— START OF DATA FOR THIS EXERCISE —

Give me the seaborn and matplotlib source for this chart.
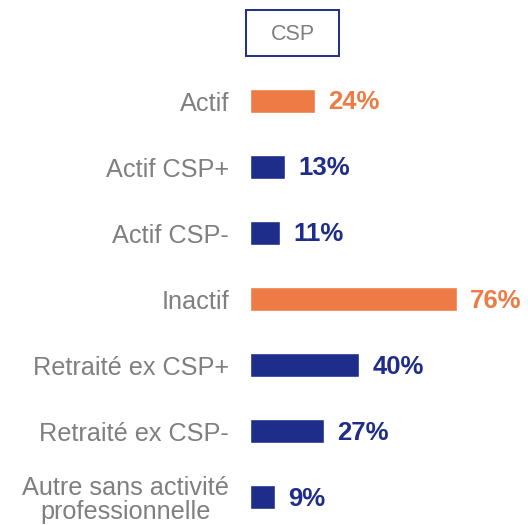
import matplotlib
matplotlib.use("Agg")
import matplotlib.pyplot as plt
from matplotlib.patches import Rectangle
import seaborn as sns
import pandas as pd

categories = ["Actif", "Actif CSP+", "Actif CSP-", "Inactif",
              "Retraité ex CSP+", "Retraité ex CSP-",
              "Autre sans activité\nprofessionnelle"]
values = [24, 13, 11, 76, 40, 27, 9]
groups = ["main", "sub", "sub", "main", "sub", "sub", "sub"]
title = "CSP"

ORANGE = "#EE7B45"
NAVY = "#1F2D8A"
GRAY = "#7F7F7F"
palette = {"main": ORANGE, "sub": NAVY}

df = pd.DataFrame({"cat": categories, "val": values, "grp": groups})

sns.set_theme(style="white")
plt.rcParams["font.family"] = ["Liberation Sans", "DejaVu Sans"]

W, H = 528, 525
fig = plt.figure(figsize=(W / 100, H / 100), dpi=100)
ax = fig.add_axes([250 / W, 0, 1 - 250 / W, 1 - 68 / H])

sns.barplot(data=df, y="cat", x="val", hue="grp", palette=palette,
            orient="h", width=0.36, dodge=False, legend=False,
            saturation=1, ax=ax)

ax.set_xlim(0, 102)
ax.set_ylim(6.42, -0.5)
ax.set_xlabel("")
ax.set_ylabel("")
ax.set_xticks([])
for s in ax.spines.values():
    s.set_visible(False)
ax.tick_params(axis="y", length=0, pad=15, labelsize=18.2, labelcolor=GRAY)
for lbl in ax.get_yticklabels():
    lbl.set_multialignment("center")
    lbl.set_linespacing(1.0)

for cont in ax.containers:
    for bar in cont:
        w = bar.get_width()
        if w != w or w == 0:
            continue
        y = bar.get_y() + bar.get_height() / 2
        col = bar.get_facecolor()
        ax.annotate(f"{int(round(w))}%", xy=(w, y), xytext=(9.5, -1),
                    textcoords="offset points", va="center", ha="left",
                    fontsize=18.5, fontweight="bold", color=col)

fig.patches.append(Rectangle((246 / W, 1 - 56 / H), 93 / W, 46 / H,
                             transform=fig.transFigure, fill=False,
                             ec=NAVY, lw=1.4))
fig.text(292.5 / W, 1 - 34 / H, title, ha="center", va="center",
         fontsize=15.5, color=GRAY)

fig.savefig("out.png", dpi=100)
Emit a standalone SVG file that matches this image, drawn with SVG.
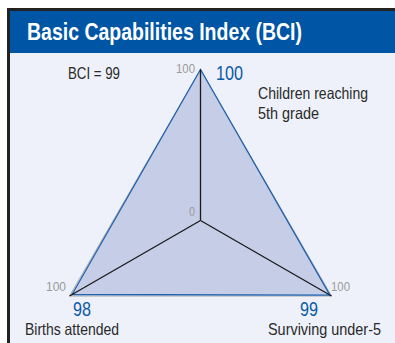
<svg xmlns="http://www.w3.org/2000/svg" width="395" height="343" viewBox="0 0 395 343">
<style>
text{font-family:"Liberation Sans",Arial,sans-serif}
.lbl{fill:#2a2a2a;font-size:16.5px}
.val{fill:#0a5aa8;font-size:20px}
.scale{fill:#9a9a9a;font-size:13px}
.axis{stroke:#1a1a1a;stroke-width:1.3;fill:none}
</style>
<rect x="0" y="0" width="395" height="343" fill="#ffffff"/>
<rect x="7" y="8" width="388" height="335" fill="#222222"/>
<rect x="10" y="11" width="385" height="332" fill="#eef1f9"/>
<rect x="10" y="11" width="385" height="42" fill="#0055a4"/>
<g id="title">
<text x="27" y="40" fill="#ffffff" font-weight="bold" font-size="23" textLength="275" lengthAdjust="spacingAndGlyphs">Basic Capabilities Index (BCI)</text>
</g>
<g id="bci">
<text x="68" y="79" class="lbl" font-size="15.5" textLength="52" lengthAdjust="spacingAndGlyphs">BCI =  99</text>
</g>
<g id="chart">
<polygon points="200.5,69.5 69.5,296 331.5,296" fill="none" stroke="#a8a8a8" stroke-width="1"/>
<polygon points="200.5,69.5 72,294.5 330,295.2" fill="#c6cde7" stroke="#1f63b0" stroke-width="1.3"/>
</g>
<g id="connectors">
<line class="axis" x1="200.5" y1="220.5" x2="200.5" y2="69.5"/>
<line class="axis" x1="200.5" y1="220.5" x2="69.5" y2="296"/>
<line class="axis" x1="200.5" y1="220.5" x2="331.5" y2="296"/>
</g>
<g id="node-top">
<text x="176" y="73" class="scale" textLength="19" lengthAdjust="spacingAndGlyphs">100</text>
<text x="216" y="80" class="val" textLength="27" lengthAdjust="spacingAndGlyphs">100</text>
<text x="258" y="99" class="lbl" textLength="110" lengthAdjust="spacingAndGlyphs">Children reaching</text>
<text x="258" y="119" class="lbl" textLength="61" lengthAdjust="spacingAndGlyphs">5th grade</text>
</g>
<g id="node-center">
<text x="189" y="216" class="scale" textLength="6" lengthAdjust="spacingAndGlyphs">0</text>
</g>
<g id="node-left">
<text x="46" y="291" class="scale" textLength="20" lengthAdjust="spacingAndGlyphs">100</text>
<text x="73" y="316" class="val" textLength="18" lengthAdjust="spacingAndGlyphs">98</text>
<text x="25" y="335" class="lbl" textLength="94" lengthAdjust="spacingAndGlyphs">Births attended</text>
</g>
<g id="node-right">
<text x="331" y="291" class="scale" textLength="19" lengthAdjust="spacingAndGlyphs">100</text>
<text x="300" y="316" class="val" textLength="18" lengthAdjust="spacingAndGlyphs">99</text>
<text x="268" y="335" class="lbl" textLength="113" lengthAdjust="spacingAndGlyphs">Surviving under-5</text>
</g>
</svg>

— END OF DATA FOR THIS EXERCISE —

_PROBLEM REQUIREMENTS_. Write the lines above out again exactly, without any of their pictures.

_CORRECT OUTPUT_.
Give me the seaborn and matplotlib source for this chart.
import matplotlib
matplotlib.use("Agg")
import matplotlib.pyplot as plt
from matplotlib.patches import Rectangle
import seaborn as sns
import pandas as pd

categories = ["Actif", "Actif CSP+", "Actif CSP-", "Inactif",
              "Retraité ex CSP+", "Retraité ex CSP-",
              "Autre sans activité\nprofessionnelle"]
values = [24, 13, 11, 76, 40, 27, 9]
groups = ["main", "sub", "sub", "main", "sub", "sub", "sub"]
title = "CSP"

ORANGE = "#EE7B45"
NAVY = "#1F2D8A"
GRAY = "#7F7F7F"
palette = {"main": ORANGE, "sub": NAVY}

df = pd.DataFrame({"cat": categories, "val": values, "grp": groups})

sns.set_theme(style="white")
plt.rcParams["font.family"] = ["Liberation Sans", "DejaVu Sans"]

W, H = 528, 525
fig = plt.figure(figsize=(W / 100, H / 100), dpi=100)
ax = fig.add_axes([250 / W, 0, 1 - 250 / W, 1 - 68 / H])

sns.barplot(data=df, y="cat", x="val", hue="grp", palette=palette,
            orient="h", width=0.36, dodge=False, legend=False,
            saturation=1, ax=ax)

ax.set_xlim(0, 102)
ax.set_ylim(6.42, -0.5)
ax.set_xlabel("")
ax.set_ylabel("")
ax.set_xticks([])
for s in ax.spines.values():
    s.set_visible(False)
ax.tick_params(axis="y", length=0, pad=15, labelsize=18.2, labelcolor=GRAY)
for lbl in ax.get_yticklabels():
    lbl.set_multialignment("center")
    lbl.set_linespacing(1.0)

for cont in ax.containers:
    for bar in cont:
        w = bar.get_width()
        if w != w or w == 0:
            continue
        y = bar.get_y() + bar.get_height() / 2
        col = bar.get_facecolor()
        ax.annotate(f"{int(round(w))}%", xy=(w, y), xytext=(9.5, -1),
                    textcoords="offset points", va="center", ha="left",
                    fontsize=18.5, fontweight="bold", color=col)

fig.patches.append(Rectangle((246 / W, 1 - 56 / H), 93 / W, 46 / H,
                             transform=fig.transFigure, fill=False,
                             ec=NAVY, lw=1.4))
fig.text(292.5 / W, 1 - 34 / H, title, ha="center", va="center",
         fontsize=15.5, color=GRAY)

fig.savefig("out.png", dpi=100)
Emit a standalone SVG file that matches this image, drawn with SVG.
<svg xmlns="http://www.w3.org/2000/svg" width="395" height="343" viewBox="0 0 395 343">
<style>
text{font-family:"Liberation Sans",Arial,sans-serif}
.lbl{fill:#2a2a2a;font-size:16.5px}
.val{fill:#0a5aa8;font-size:20px}
.scale{fill:#9a9a9a;font-size:13px}
.axis{stroke:#1a1a1a;stroke-width:1.3;fill:none}
</style>
<rect x="0" y="0" width="395" height="343" fill="#ffffff"/>
<rect x="7" y="8" width="388" height="335" fill="#222222"/>
<rect x="10" y="11" width="385" height="332" fill="#eef1f9"/>
<rect x="10" y="11" width="385" height="42" fill="#0055a4"/>
<g id="title">
<text x="27" y="40" fill="#ffffff" font-weight="bold" font-size="23" textLength="275" lengthAdjust="spacingAndGlyphs">Basic Capabilities Index (BCI)</text>
</g>
<g id="bci">
<text x="68" y="79" class="lbl" font-size="15.5" textLength="52" lengthAdjust="spacingAndGlyphs">BCI =  99</text>
</g>
<g id="chart">
<polygon points="200.5,69.5 69.5,296 331.5,296" fill="none" stroke="#a8a8a8" stroke-width="1"/>
<polygon points="200.5,69.5 72,294.5 330,295.2" fill="#c6cde7" stroke="#1f63b0" stroke-width="1.3"/>
</g>
<g id="connectors">
<line class="axis" x1="200.5" y1="220.5" x2="200.5" y2="69.5"/>
<line class="axis" x1="200.5" y1="220.5" x2="69.5" y2="296"/>
<line class="axis" x1="200.5" y1="220.5" x2="331.5" y2="296"/>
</g>
<g id="node-top">
<text x="176" y="73" class="scale" textLength="19" lengthAdjust="spacingAndGlyphs">100</text>
<text x="216" y="80" class="val" textLength="27" lengthAdjust="spacingAndGlyphs">100</text>
<text x="258" y="99" class="lbl" textLength="110" lengthAdjust="spacingAndGlyphs">Children reaching</text>
<text x="258" y="119" class="lbl" textLength="61" lengthAdjust="spacingAndGlyphs">5th grade</text>
</g>
<g id="node-center">
<text x="189" y="216" class="scale" textLength="6" lengthAdjust="spacingAndGlyphs">0</text>
</g>
<g id="node-left">
<text x="46" y="291" class="scale" textLength="20" lengthAdjust="spacingAndGlyphs">100</text>
<text x="73" y="316" class="val" textLength="18" lengthAdjust="spacingAndGlyphs">98</text>
<text x="25" y="335" class="lbl" textLength="94" lengthAdjust="spacingAndGlyphs">Births attended</text>
</g>
<g id="node-right">
<text x="331" y="291" class="scale" textLength="19" lengthAdjust="spacingAndGlyphs">100</text>
<text x="300" y="316" class="val" textLength="18" lengthAdjust="spacingAndGlyphs">99</text>
<text x="268" y="335" class="lbl" textLength="113" lengthAdjust="spacingAndGlyphs">Surviving under-5</text>
</g>
</svg>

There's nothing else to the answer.